CJY Peer Mentor: Eunis Lukose

According to Governors State University junior Eunis Lukose, when you come into the GSU Center for Junior Year (CJY) you know you are going to get an answer. She would know, she's a peer mentor who helps clients find solutions.

 “The internet is straightforward, but you can’t ask a computer, ‘Where do I go from here?’ It can’t expand things for you and break it down. It takes another person to give you the clarification you need,'' said Lukose, who has been  a peer mentor for a year  and seen firsthand one of the top reasons the CJY is invaluable for students at GSU.

Even an age gap isn’t necessarily a problem, Lukose said. “Some of the older population students don’t always understand how to use the technology. I helped one woman, a nurse, who’d never taken an online class before, and she had a lot of questions. I told her, ‘I’m taking an online class for the first time, too. Let’s figure this out together.’ There were enough similarities between the way each one was set up that I was able to help her, and she was really grateful,” she said.

Lukose has realized that she is enamored with learning, which makes peer mentoring fun and satisfying. “I love to learn something new, then pass it along to others so they can use it later,” she said.

Getting to know GSU, from courses to campus policy to familiar faces, is one of the benefits of working as a peer mentor, she said. “You get to know all about the college itself, all the resources—even the small ones,” she said. “And I love seeking out new connections and networking.”

Of course being able to come through for others who are struggling is the ultimate satisfaction. Many times, students approach with an academic issue, like low test scores. Through both training and experience on the job, mentors know the need probably goes beyond that. But they are kind in their approach.

“I’ll start by asking a question like, ‘What’s going on in class?’ just to get them warmed up,” Lukose said. “Then I’ll lay out some options and say, ‘What does it feel like you need? Tell me so I can figure out where to go from there.’ “

When it turns out the student needs to get help from another office at GSU, Lukose will make the walk, too. “When you’ve been searching for something forever, it’s good to have someone say, ‘Let me help you,’ instead of just giving you directions.
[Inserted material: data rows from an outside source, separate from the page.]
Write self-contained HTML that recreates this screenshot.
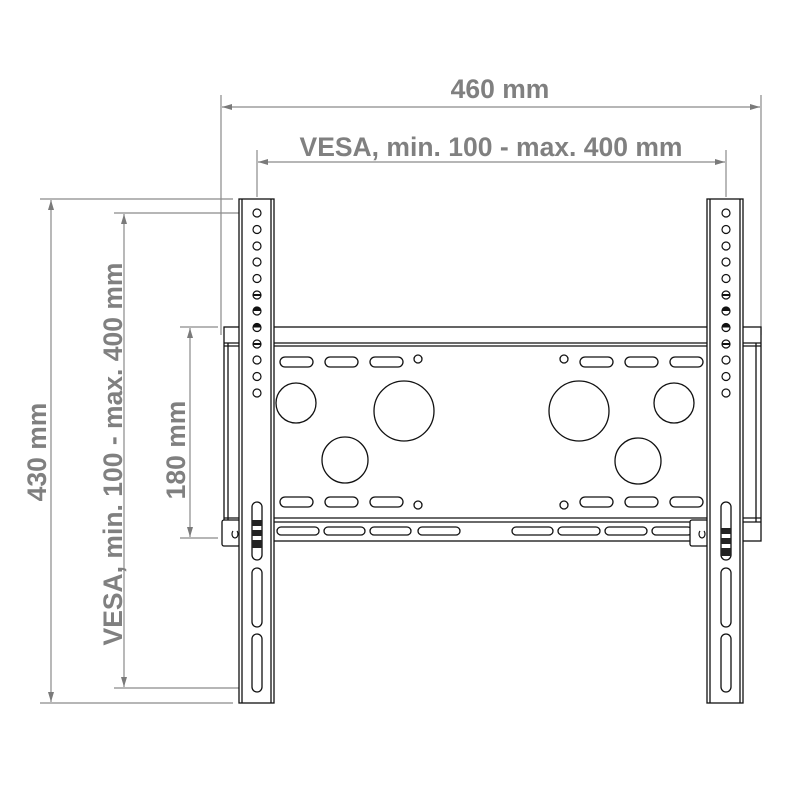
<!DOCTYPE html>
<html><head><meta charset="utf-8"><style>html,body{margin:0;padding:0;background:#fff}svg{display:block}</style></head>
<body>
<svg width="800" height="800" viewBox="0 0 800 800" xmlns="http://www.w3.org/2000/svg">
<defs>
<marker id="a" viewBox="0 0 10 6" refX="10" refY="3" markerWidth="10" markerHeight="6" markerUnits="userSpaceOnUse" orient="auto-start-reverse"><path d="M0,0 L10,3 L0,6 Z" fill="#7a7a7a"/></marker>
</defs>
<g stroke="#8a8a8a" stroke-width="1.2" fill="none">
<line x1="221" y1="95" x2="221" y2="335"/>
<line x1="761" y1="95" x2="761" y2="335"/>
<line x1="257" y1="150" x2="257" y2="197"/>
<line x1="726" y1="150" x2="726" y2="197"/>
<line x1="40" y1="199" x2="233" y2="199"/>
<line x1="114" y1="213" x2="240" y2="213"/>
<line x1="180" y1="327" x2="218" y2="327"/>
<line x1="180" y1="538" x2="218" y2="538"/>
<line x1="114" y1="688" x2="240" y2="688"/>
<line x1="40" y1="703" x2="233" y2="703"/>
<line x1="222" y1="107" x2="760" y2="107" marker-start="url(#a)" marker-end="url(#a)"/>
<line x1="258" y1="162" x2="725" y2="162" marker-start="url(#a)" marker-end="url(#a)"/>
<line x1="51" y1="200" x2="51" y2="702" marker-start="url(#a)" marker-end="url(#a)"/>
<line x1="124" y1="214" x2="124" y2="687" marker-start="url(#a)" marker-end="url(#a)"/>
<line x1="190" y1="328" x2="190" y2="537" marker-start="url(#a)" marker-end="url(#a)"/>
</g>
<g font-family="Liberation Sans, sans-serif" font-weight="bold" font-size="26.5" fill="#808080" text-anchor="middle">
<text x="500" y="98">460 mm</text>
<text x="491" y="156">VESA, min. 100 - max. 400 mm</text>
<text transform="translate(46,452) rotate(-90)">430 mm</text>
<text transform="translate(122,454) rotate(-90)">VESA, min. 100 - max. 400 mm</text>
<text transform="translate(185,450) rotate(-90)">180 mm</text>
</g>
<g stroke="#111" stroke-width="1.3" fill="#fff">
<rect x="224" y="327" width="537" height="214"/>
<line x1="224" y1="343" x2="761" y2="343"/>
<line x1="224" y1="346" x2="761" y2="346"/>
<line x1="224" y1="518" x2="761" y2="518"/>
<line x1="224" y1="522" x2="761" y2="522"/>
<line x1="228" y1="343" x2="228" y2="522"/>
<line x1="756" y1="343" x2="756" y2="522"/>
<circle cx="404" cy="411" r="30"/><circle cx="296" cy="403" r="20"/><circle cx="345" cy="460" r="23"/>
<circle cx="579" cy="411" r="30"/><circle cx="674" cy="403" r="20"/><circle cx="638" cy="461" r="23"/>
<circle cx="418" cy="359" r="4"/><circle cx="418" cy="505" r="4"/><circle cx="564" cy="359" r="4"/><circle cx="564" cy="505" r="4"/>
<rect x="280" y="357" width="33" height="10" rx="5"/><rect x="325" y="357" width="33" height="10" rx="5"/><rect x="370" y="357" width="33" height="10" rx="5"/>
<rect x="580" y="357" width="33" height="10" rx="5"/><rect x="625" y="357" width="33" height="10" rx="5"/><rect x="670" y="357" width="33" height="10" rx="5"/>
<rect x="280" y="497" width="33" height="10" rx="5"/><rect x="325" y="497" width="33" height="10" rx="5"/><rect x="370" y="497" width="33" height="10" rx="5"/>
<rect x="580" y="497" width="33" height="10" rx="5"/><rect x="625" y="497" width="33" height="10" rx="5"/><rect x="670" y="497" width="33" height="10" rx="5"/>
<rect x="277" y="527" width="42" height="8" rx="4"/><rect x="324" y="527" width="41" height="8" rx="4"/><rect x="370" y="527" width="41" height="8" rx="4"/><rect x="418" y="527" width="42" height="8" rx="4"/>
<rect x="512" y="527" width="41" height="8" rx="4"/><rect x="558" y="527" width="42" height="8" rx="4"/><rect x="605" y="527" width="42" height="8" rx="4"/><rect x="652" y="527" width="40" height="8" rx="4"/>
<rect x="222" y="520" width="18" height="26" rx="2"/><rect x="690" y="520" width="18" height="26" rx="2"/>
<rect x="239" y="199" width="35" height="504"/>
<line x1="242" y1="199" x2="242" y2="703"/><line x1="271" y1="199" x2="271" y2="703"/>
<rect x="707" y="199" width="36" height="504"/>
<line x1="710" y1="199" x2="710" y2="703"/><line x1="740" y1="199" x2="740" y2="703"/>
<rect x="252" y="502" width="10" height="58" rx="5"/><rect x="252" y="568" width="10" height="59" rx="5"/><rect x="252" y="634" width="10" height="58" rx="5"/>
<rect x="721" y="502" width="10" height="58" rx="5"/><rect x="721" y="568" width="10" height="59" rx="5"/><rect x="721" y="634" width="10" height="58" rx="5"/>
</g>
<g fill="#222">
<rect x="252" y="520" width="10" height="6"/><rect x="252" y="530" width="10" height="6"/><rect x="252" y="540" width="10" height="8"/>
<rect x="721" y="528" width="10" height="6"/><rect x="721" y="538" width="10" height="6"/><rect x="721" y="548" width="10" height="8"/>
</g>
<g stroke="#111" stroke-width="1.2" fill="none">
<path d="M233,531 a3,4 0 1 0 4,0"/><path d="M700,531 a3,4 0 1 0 4,0"/>
</g>
<g stroke="#111" stroke-width="1.2" fill="#fff">
<circle cx="257" cy="213" r="4"/><circle cx="257" cy="229.5" r="4"/><circle cx="257" cy="246" r="4"/><circle cx="257" cy="262" r="4"/><circle cx="257" cy="278.5" r="4"/><circle cx="257" cy="295" r="4"/><circle cx="257" cy="311" r="4"/><circle cx="257" cy="327.5" r="4"/><circle cx="257" cy="344" r="4"/><circle cx="257" cy="360" r="4"/><circle cx="257" cy="376.5" r="4"/><circle cx="257" cy="393" r="4"/>
<circle cx="726" cy="213" r="4"/><circle cx="726" cy="229.5" r="4"/><circle cx="726" cy="246" r="4"/><circle cx="726" cy="262" r="4"/><circle cx="726" cy="278.5" r="4"/><circle cx="726" cy="295" r="4"/><circle cx="726" cy="311" r="4"/><circle cx="726" cy="327.5" r="4"/><circle cx="726" cy="344" r="4"/><circle cx="726" cy="360" r="4"/><circle cx="726" cy="376.5" r="4"/><circle cx="726" cy="393" r="4"/>
</g>
<g fill="#111">
<path d="M253,311 a4,4 0 0 1 8,0 Z"/><path d="M253,327.5 a4,4 0 0 1 8,0 Z"/>
<path d="M722,311 a4,4 0 0 1 8,0 Z"/><path d="M722,327.5 a4,4 0 0 1 8,0 Z"/>
<rect x="253" y="294" width="8" height="2"/><rect x="253" y="343" width="8" height="2"/>
<rect x="722" y="294" width="8" height="2"/><rect x="722" y="343" width="8" height="2"/>
</g>
</svg>
</body></html>
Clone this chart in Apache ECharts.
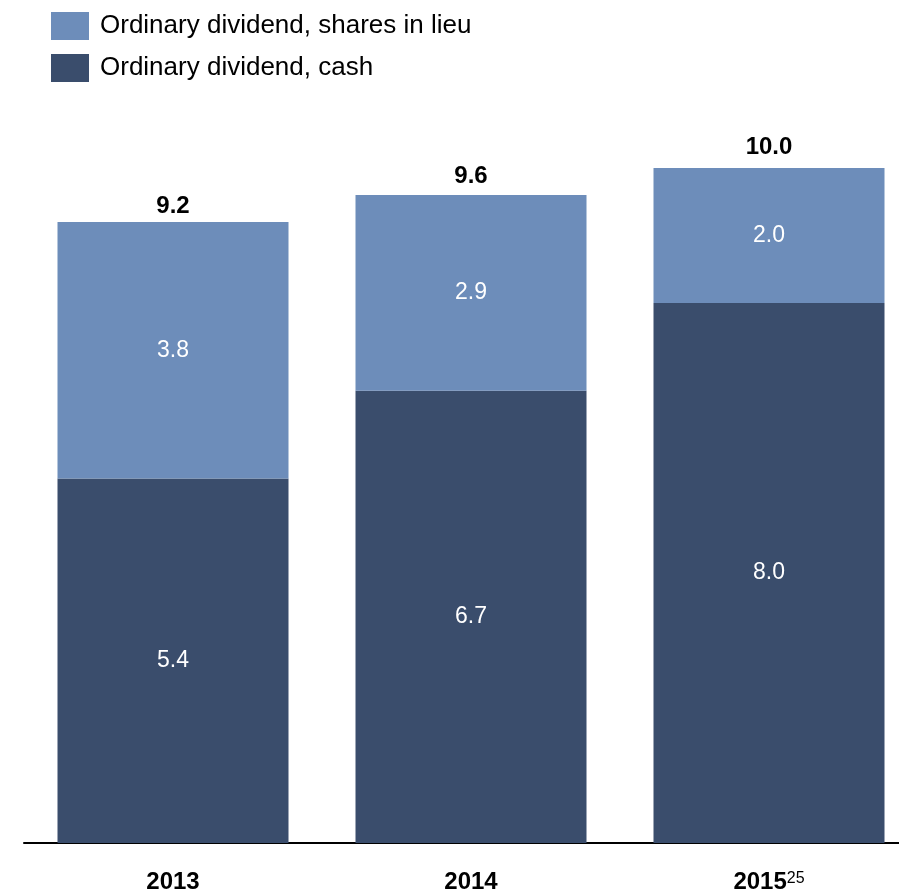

“Then you’re a familiar face on campus.”

Center for Junior Year

An innovative center designed to break down barriers to academic success, the Center for Junior Year (CJY) at Governors State University supports students into their major, to their degree and beyond. “We work with other offices that help students, referring them to the resources they need to succeed,” said Professor David Rhea, Director of the CJY. Help comes from peer mentors — students trained to find answers to questions about careers, academics, finances, even personal challenges in life. Working one-on-one is an approach that makes the difference, Rhea said. “It’s about connectedness.”